* _Exercise task_:
Set the listing down unchanged, minus every embedded image.

============

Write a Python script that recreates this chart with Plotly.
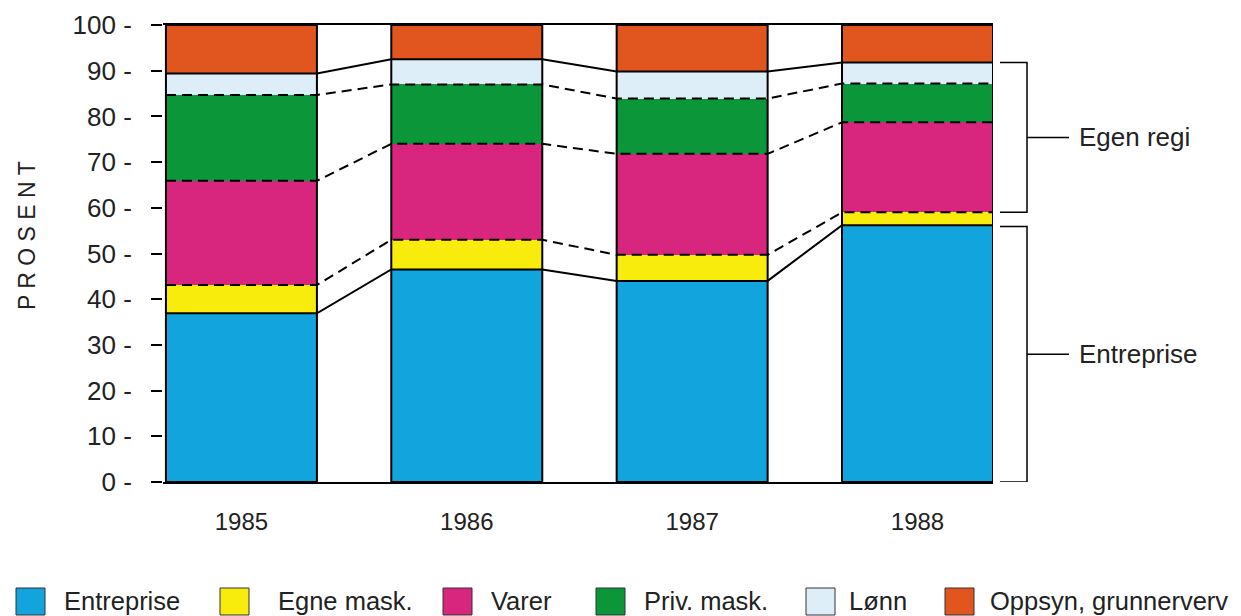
import plotly.graph_objects as go

# data (share of total, percent)
years = ["1985", "1986", "1987", "1988"]
entreprise = [36.9, 46.5, 44.0, 56.2]
egne_mask = [6.2, 6.5, 5.7, 2.8]
varer = [22.8, 21.0, 22.1, 19.7]
priv_mask = [18.8, 13.0, 12.1, 8.5]
lonn = [4.7, 5.5, 5.9, 4.6]
oppsyn = [10.6, 7.5, 10.2, 8.2]

names = ["Entreprise", "Egne mask.", "Varer", "Priv. mask.", "Lønn", "Oppsyn, grunnerverv"]
series = [entreprise, egne_mask, varer, priv_mask, lonn, oppsyn]
colors = ["#12a5dd", "#f8ec0c", "#d8267e", "#0b963a", "#ddeef8", "#e0561e"]
dashed = [False, True, True, True, False]

y_ticks = list(range(0, 101, 10))

# page has an 8px body margin, so work in screen pixels and shift
OFF = 8
W, H = 1241, 616
L, T = 163 - OFF, 25 - OFF
R = W - (993 - OFF)
B = H - (482 - OFF)
PW, PH = W - L - R, H - T - B


def px(x):
    return (x - OFF - L) / PW


def py(y):
    return (H - B - (y - OFF)) / PH


hw = 0.335
xs = list(range(len(years)))
font = "Liberation Sans, Arial, sans-serif"

fig = go.Figure()

for name, vals, col in zip(names, series, colors):
    fig.add_trace(go.Bar(x=xs, y=vals, name=name, width=2 * hw,
                         marker=dict(color=col, line=dict(width=0))))

# boundary lines between segments, connecting the bars
cum = [0.0] * len(years)
for k in range(5):
    cum = [c + v for c, v in zip(cum, series[k])]
    lx, ly = [], []
    for i, c in enumerate(cum):
        lx += [i - hw, i + hw]
        ly += [c, c]
    fig.add_trace(go.Scatter(x=lx, y=ly, mode="lines", hoverinfo="skip",
                             line=dict(color="black", width=2,
                                       dash="10px,6px" if dashed[k] else "solid")))

shapes = []
for i in xs:
    shapes.append(dict(type="rect", xref="x", yref="y", x0=i - hw, x1=i + hw,
                       y0=0, y1=100, line=dict(color="black", width=2)))

# brackets on the right (based on last year)
last = len(years) - 1
ent_top = entreprise[last]
egen_bot = entreprise[last] + egne_mask[last]
egen_top = egen_bot + varer[last] + priv_mask[last] + lonn[last]
annotations = []
for lo, hi, label in [(0, ent_top - 0.3, "Entreprise"), (egen_bot, egen_top, "Egen regi")]:
    x0, x1, x2 = px(1000), px(1027), px(1069)
    shapes.append(dict(type="path", xref="paper", yref="y",
                       path=f"M {x0},{hi} L {x1},{hi} L {x1},{lo} L {x0},{lo}",
                       line=dict(color="black", width=1.5)))
    mid = (lo + hi) / 2
    shapes.append(dict(type="line", xref="paper", yref="y", x0=x1, x1=x2, y0=mid, y1=mid,
                       line=dict(color="black", width=1.5)))
    annotations.append(dict(xref="paper", yref="y", x=px(1077), y=mid, text=label,
                            xanchor="left", yanchor="middle", showarrow=False,
                            font=dict(size=26, color="#222")))

# custom legend row
swatch_x = [16, 220, 443, 596, 806, 945]
text_x = [62, 276, 489, 642, 847, 988]
for sx, tx, name, col in zip(swatch_x, text_x, names, colors):
    shapes.append(dict(type="rect", xref="paper", yref="paper",
                       x0=px(sx), x1=px(sx + 29), y0=py(615), y1=py(588),
                       fillcolor=col, line=dict(color="#333", width=1)))
    annotations.append(dict(xref="paper", yref="paper", x=px(tx), y=py(601), text=name,
                            xanchor="left", yanchor="middle", showarrow=False,
                            font=dict(size=25.5, color="#222")))

# y-axis title
annotations.append(dict(xref="paper", yref="paper", x=px(27), y=py(236),
                        text="P R O S E N T", textangle=-90, showarrow=False,
                        xanchor="center", yanchor="middle",
                        font=dict(size=23, color="#222")))

fig.update_layout(
    barmode="stack",
    width=W, height=H,
    margin=dict(l=L, r=R, t=T, b=B, autoexpand=False),
    plot_bgcolor="white", paper_bgcolor="white",
    showlegend=False,
    font=dict(family=font, color="#222"),
    xaxis=dict(range=[-0.348, 3.335], tickvals=xs, ticktext=years,
               showgrid=False, zeroline=False, showline=True, mirror=True,
               linecolor="black", linewidth=2, ticks="",
               tickfont=dict(size=24), ticklabelstandoff=17),
    yaxis=dict(range=[0, 100], tickvals=y_ticks, ticktext=[f"{v} -" for v in y_ticks],
               showgrid=False, zeroline=False, showline=False,
               ticks="outside", ticklen=11, tickwidth=2, tickcolor="black",
               tickfont=dict(size=26), ticklabelstandoff=14),
    shapes=shapes,
    annotations=annotations,
)

fig.write_html("out.html")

============

* _Response to the task_:
Write a Python script that recreates this chart with Plotly.
import plotly.graph_objects as go

# data (share of total, percent)
years = ["1985", "1986", "1987", "1988"]
entreprise = [36.9, 46.5, 44.0, 56.2]
egne_mask = [6.2, 6.5, 5.7, 2.8]
varer = [22.8, 21.0, 22.1, 19.7]
priv_mask = [18.8, 13.0, 12.1, 8.5]
lonn = [4.7, 5.5, 5.9, 4.6]
oppsyn = [10.6, 7.5, 10.2, 8.2]

names = ["Entreprise", "Egne mask.", "Varer", "Priv. mask.", "Lønn", "Oppsyn, grunnerverv"]
series = [entreprise, egne_mask, varer, priv_mask, lonn, oppsyn]
colors = ["#12a5dd", "#f8ec0c", "#d8267e", "#0b963a", "#ddeef8", "#e0561e"]
dashed = [False, True, True, True, False]

y_ticks = list(range(0, 101, 10))

# page has an 8px body margin, so work in screen pixels and shift
OFF = 8
W, H = 1241, 616
L, T = 163 - OFF, 25 - OFF
R = W - (993 - OFF)
B = H - (482 - OFF)
PW, PH = W - L - R, H - T - B


def px(x):
    return (x - OFF - L) / PW


def py(y):
    return (H - B - (y - OFF)) / PH


hw = 0.335
xs = list(range(len(years)))
font = "Liberation Sans, Arial, sans-serif"

fig = go.Figure()

for name, vals, col in zip(names, series, colors):
    fig.add_trace(go.Bar(x=xs, y=vals, name=name, width=2 * hw,
                         marker=dict(color=col, line=dict(width=0))))

# boundary lines between segments, connecting the bars
cum = [0.0] * len(years)
for k in range(5):
    cum = [c + v for c, v in zip(cum, series[k])]
    lx, ly = [], []
    for i, c in enumerate(cum):
        lx += [i - hw, i + hw]
        ly += [c, c]
    fig.add_trace(go.Scatter(x=lx, y=ly, mode="lines", hoverinfo="skip",
                             line=dict(color="black", width=2,
                                       dash="10px,6px" if dashed[k] else "solid")))

shapes = []
for i in xs:
    shapes.append(dict(type="rect", xref="x", yref="y", x0=i - hw, x1=i + hw,
                       y0=0, y1=100, line=dict(color="black", width=2)))

# brackets on the right (based on last year)
last = len(years) - 1
ent_top = entreprise[last]
egen_bot = entreprise[last] + egne_mask[last]
egen_top = egen_bot + varer[last] + priv_mask[last] + lonn[last]
annotations = []
for lo, hi, label in [(0, ent_top - 0.3, "Entreprise"), (egen_bot, egen_top, "Egen regi")]:
    x0, x1, x2 = px(1000), px(1027), px(1069)
    shapes.append(dict(type="path", xref="paper", yref="y",
                       path=f"M {x0},{hi} L {x1},{hi} L {x1},{lo} L {x0},{lo}",
                       line=dict(color="black", width=1.5)))
    mid = (lo + hi) / 2
    shapes.append(dict(type="line", xref="paper", yref="y", x0=x1, x1=x2, y0=mid, y1=mid,
                       line=dict(color="black", width=1.5)))
    annotations.append(dict(xref="paper", yref="y", x=px(1077), y=mid, text=label,
                            xanchor="left", yanchor="middle", showarrow=False,
                            font=dict(size=26, color="#222")))

# custom legend row
swatch_x = [16, 220, 443, 596, 806, 945]
text_x = [62, 276, 489, 642, 847, 988]
for sx, tx, name, col in zip(swatch_x, text_x, names, colors):
    shapes.append(dict(type="rect", xref="paper", yref="paper",
                       x0=px(sx), x1=px(sx + 29), y0=py(615), y1=py(588),
                       fillcolor=col, line=dict(color="#333", width=1)))
    annotations.append(dict(xref="paper", yref="paper", x=px(tx), y=py(601), text=name,
                            xanchor="left", yanchor="middle", showarrow=False,
                            font=dict(size=25.5, color="#222")))

# y-axis title
annotations.append(dict(xref="paper", yref="paper", x=px(27), y=py(236),
                        text="P R O S E N T", textangle=-90, showarrow=False,
                        xanchor="center", yanchor="middle",
                        font=dict(size=23, color="#222")))

fig.update_layout(
    barmode="stack",
    width=W, height=H,
    margin=dict(l=L, r=R, t=T, b=B, autoexpand=False),
    plot_bgcolor="white", paper_bgcolor="white",
    showlegend=False,
    font=dict(family=font, color="#222"),
    xaxis=dict(range=[-0.348, 3.335], tickvals=xs, ticktext=years,
               showgrid=False, zeroline=False, showline=True, mirror=True,
               linecolor="black", linewidth=2, ticks="",
               tickfont=dict(size=24), ticklabelstandoff=17),
    yaxis=dict(range=[0, 100], tickvals=y_ticks, ticktext=[f"{v} -" for v in y_ticks],
               showgrid=False, zeroline=False, showline=False,
               ticks="outside", ticklen=11, tickwidth=2, tickcolor="black",
               tickfont=dict(size=26), ticklabelstandoff=14),
    shapes=shapes,
    annotations=annotations,
)

fig.write_html("out.html")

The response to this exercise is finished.